The State Department officials has Ismail Haniya, the head of the Palestinian Islamist movement Hamas, on the official U.S. terrorist blacklist in a move likely to further inflame tensions between Washington and the Arab world.
The 55-year old Hamas chief, who was named leader of the group in 2017, has been seen as a moderating influence within the organization, which Israel and the U.S. consider a terrorist outfit.
By being placed on the State Department’s terror blacklist, any and all U.S. assets belonging to Mr. Haniya are frozen and he is barred from any business interactions with U.S. companies. Hamas as been a formally recognized terrorist organization by the U.S. since 1997.
“Haniya has close links with Hamas’ military wing and has been a proponent of armed struggle, including against civilians,” the State Department said in a statement Wednesday.
“He has reportedly been involved in terrorist attacks against Israeli citizens. Hamas has been responsible for an estimated 17 American lives killed in terrorist attacks,” department officials added, Agence France-Presse reported.
Washington also added Harakat al-Sabireen, a splinter faction of Palestinian Islamic Jihad with close ties to Tehran, and the Egyptian-based Liwa al-Thawra and the Arms of Egypt Movement — or Hasm Movement — to the U.S. terror list on Wednesday.
The decision to place Mr. Haniya on the list “is a failed attempt to pressure the [Palestinian] resistance” into accepting Washington’s decision on Jerusalem or U.S.-led efforts to pressure Palestinians back to the negotiation table, Hamas officials said in a statement
“This decision will not deter us from continuing the resistance option to expel the occupation,” they added.
The move comes a day after the Trump White House lashed out at members of the Arab world and international community who oppose Washington’s decision to formally recognize Jerusalem as the capital of Israel.

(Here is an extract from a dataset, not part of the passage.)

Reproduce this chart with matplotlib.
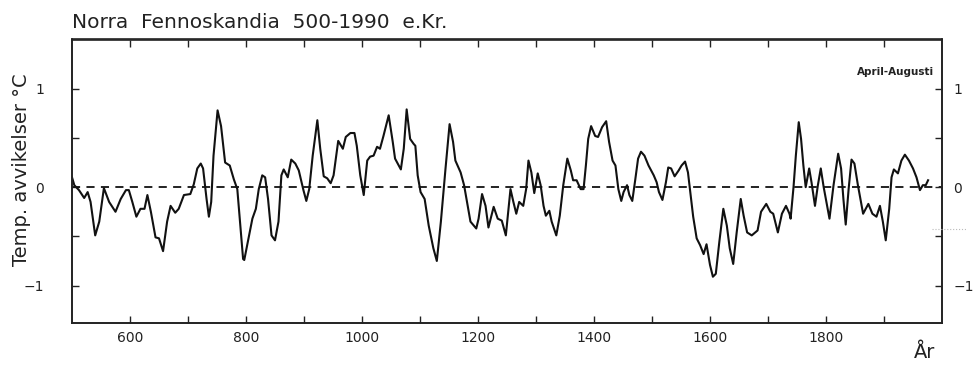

Mr. Haniya was one of the Hamas leaders to call for a new “intifada” or armed uprising against Israel and its allies in the West, after the Trump White House unveiled its plans regarding Jerusalem.
“This Zionist policy supported by the U.S. cannot be confronted unless we ignite a new intifada,” he said at the time.
The last such revolt, known as the Al-Aqsa intifada, began in 2000 after then-Israeli Prime Minister Ariel Sharon made a personal visit to the Temple Mount, also known as Haram esh-Sharif to Muslims, sparking over four years of vicious fighting between Israelis and Palestinians.
During his first State of the Union speech Tuesday night, Mr. Trump issued a thinly veiled threat to nations who have voiced their opposition to America’s efforts in Jerusalem.
“In 2016, American taxpayers generously sent those same countries more than $20 billion dollars in aid,” he said. “That is why, tonight, I’m asking the Congress to pass legislation to help ensure American foreign-assistance dollars always serve American interests — and only go to friends of America, not enemies of America.”
Last week, Mr. Trump vowed to block future financial aid to the Palestinian Authority unless Palestinians agree to peace talks with Israel.
“We give them hundreds of millions of dollars a year,” Mr. Trump told reporters during a meeting with Israeli Prime Minister Benjamin Netanyahu in Davos, Switzerland.
American-led efforts to officially recognize Jerusalem as the de facto capital of Israel are destined to fail, and Washington’s push into Jerusalem will only exacerbate tensions between the U.S and the region, Ambassador Husam Zomlot, head of the Palestinian Liberation Organization’s General Delegation to the U.S., said last week.
“Jerusalem is not going anywhere. It is not united. It will never be united,” the ambassador said during a speech at the Washington-based Middle East Institute.